» Problem to work on: Without the pictures, set down every line of the data exactly.

» Data section:
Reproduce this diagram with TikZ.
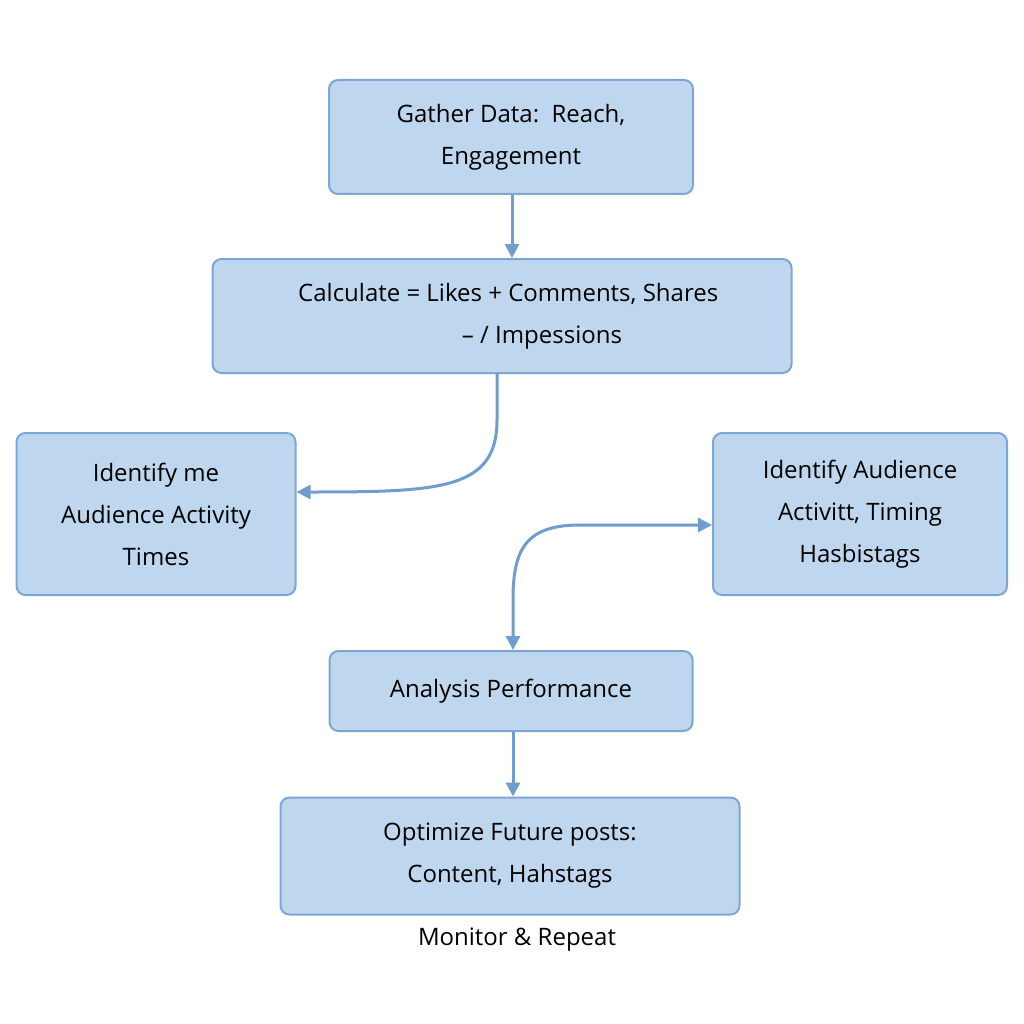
\documentclass[tikz,border=0pt]{standalone}
\usepackage{fontspec}
\setmainfont{Open Sans}
\usetikzlibrary{arrows.meta}
\definecolor{boxfill}{HTML}{BFD7EE}
\definecolor{boxline}{HTML}{7EA6D3}
\definecolor{arr}{HTML}{6F9DD0}
\begin{document}
\begin{tikzpicture}[x=1pt,y=-1pt,
  box/.style={draw=boxline,fill=boxfill,line width=2pt,rounded corners=9pt,align=center,inner sep=0pt,font=\fontsize{24}{42}\selectfont},
  con/.style={draw=arr,line width=3pt,-{Triangle[length=14pt,width=14pt]}}]
\useasboundingbox[fill=white] (0,0) rectangle (1024,1024);
\node[box,minimum width=364pt,minimum height=114pt] (a) at (511,137) {Gather Data:\ \ Reach,\\Engagement};
\node[box,minimum width=579pt,minimum height=114pt] (b) at (502,316) {\ \ Calculate = Likes + Comments, Shares\\\hspace*{80pt}-- / Impessions};
\node[box,minimum width=279pt,minimum height=162pt] (c) at (156,514) {Identify me\\Audience Activity\\Times};
\node[box,minimum width=294pt,minimum height=162pt] (d) at (860,514) {Identify Audience\\Activitt, Timing\\Hasbistags};
\node[box,minimum width=363pt,minimum height=80pt] (e) at (511,691) {Analysis Performance};
\node[box,minimum width=459pt,minimum height=117pt] (f) at (510,856) {Optimize Future posts:\\Content, Hahstags};
\node[font=\fontsize{24}{30}\selectfont] (g) at (517,940) {Monitor \& Repeat};
\draw[con] (a.south -| 512,0) -- (b.north -| 512,0);
\coordinate (c1) at (497,373);
\draw[con] (c1) -- (497,420) .. controls (497,490) and (440,492) .. (c.east |- 0,492);
\draw[con,{Triangle[length=14pt,width=14pt]}-{Triangle[length=14pt,width=14pt]}] (d.west |- 0,525) -- (580,525) .. controls (525,525) and (513,550) .. (513,600) -- (e.north -| 513,0);
\draw[con] (e.south -| 513,0) -- (f.north -| 513,0);
\end{tikzpicture}
\end{document}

» Final answer:
Reproduce this diagram with TikZ.
\documentclass[tikz,border=0pt]{standalone}
\usepackage{fontspec}
\setmainfont{Open Sans}
\usetikzlibrary{arrows.meta}
\definecolor{boxfill}{HTML}{BFD7EE}
\definecolor{boxline}{HTML}{7EA6D3}
\definecolor{arr}{HTML}{6F9DD0}
\begin{document}
\begin{tikzpicture}[x=1pt,y=-1pt,
  box/.style={draw=boxline,fill=boxfill,line width=2pt,rounded corners=9pt,align=center,inner sep=0pt,font=\fontsize{24}{42}\selectfont},
  con/.style={draw=arr,line width=3pt,-{Triangle[length=14pt,width=14pt]}}]
\useasboundingbox[fill=white] (0,0) rectangle (1024,1024);
\node[box,minimum width=364pt,minimum height=114pt] (a) at (511,137) {Gather Data:\ \ Reach,\\Engagement};
\node[box,minimum width=579pt,minimum height=114pt] (b) at (502,316) {\ \ Calculate = Likes + Comments, Shares\\\hspace*{80pt}-- / Impessions};
\node[box,minimum width=279pt,minimum height=162pt] (c) at (156,514) {Identify me\\Audience Activity\\Times};
\node[box,minimum width=294pt,minimum height=162pt] (d) at (860,514) {Identify Audience\\Activitt, Timing\\Hasbistags};
\node[box,minimum width=363pt,minimum height=80pt] (e) at (511,691) {Analysis Performance};
\node[box,minimum width=459pt,minimum height=117pt] (f) at (510,856) {Optimize Future posts:\\Content, Hahstags};
\node[font=\fontsize{24}{30}\selectfont] (g) at (517,940) {Monitor \& Repeat};
\draw[con] (a.south -| 512,0) -- (b.north -| 512,0);
\coordinate (c1) at (497,373);
\draw[con] (c1) -- (497,420) .. controls (497,490) and (440,492) .. (c.east |- 0,492);
\draw[con,{Triangle[length=14pt,width=14pt]}-{Triangle[length=14pt,width=14pt]}] (d.west |- 0,525) -- (580,525) .. controls (525,525) and (513,550) .. (513,600) -- (e.north -| 513,0);
\draw[con] (e.south -| 513,0) -- (f.north -| 513,0);
\end{tikzpicture}
\end{document}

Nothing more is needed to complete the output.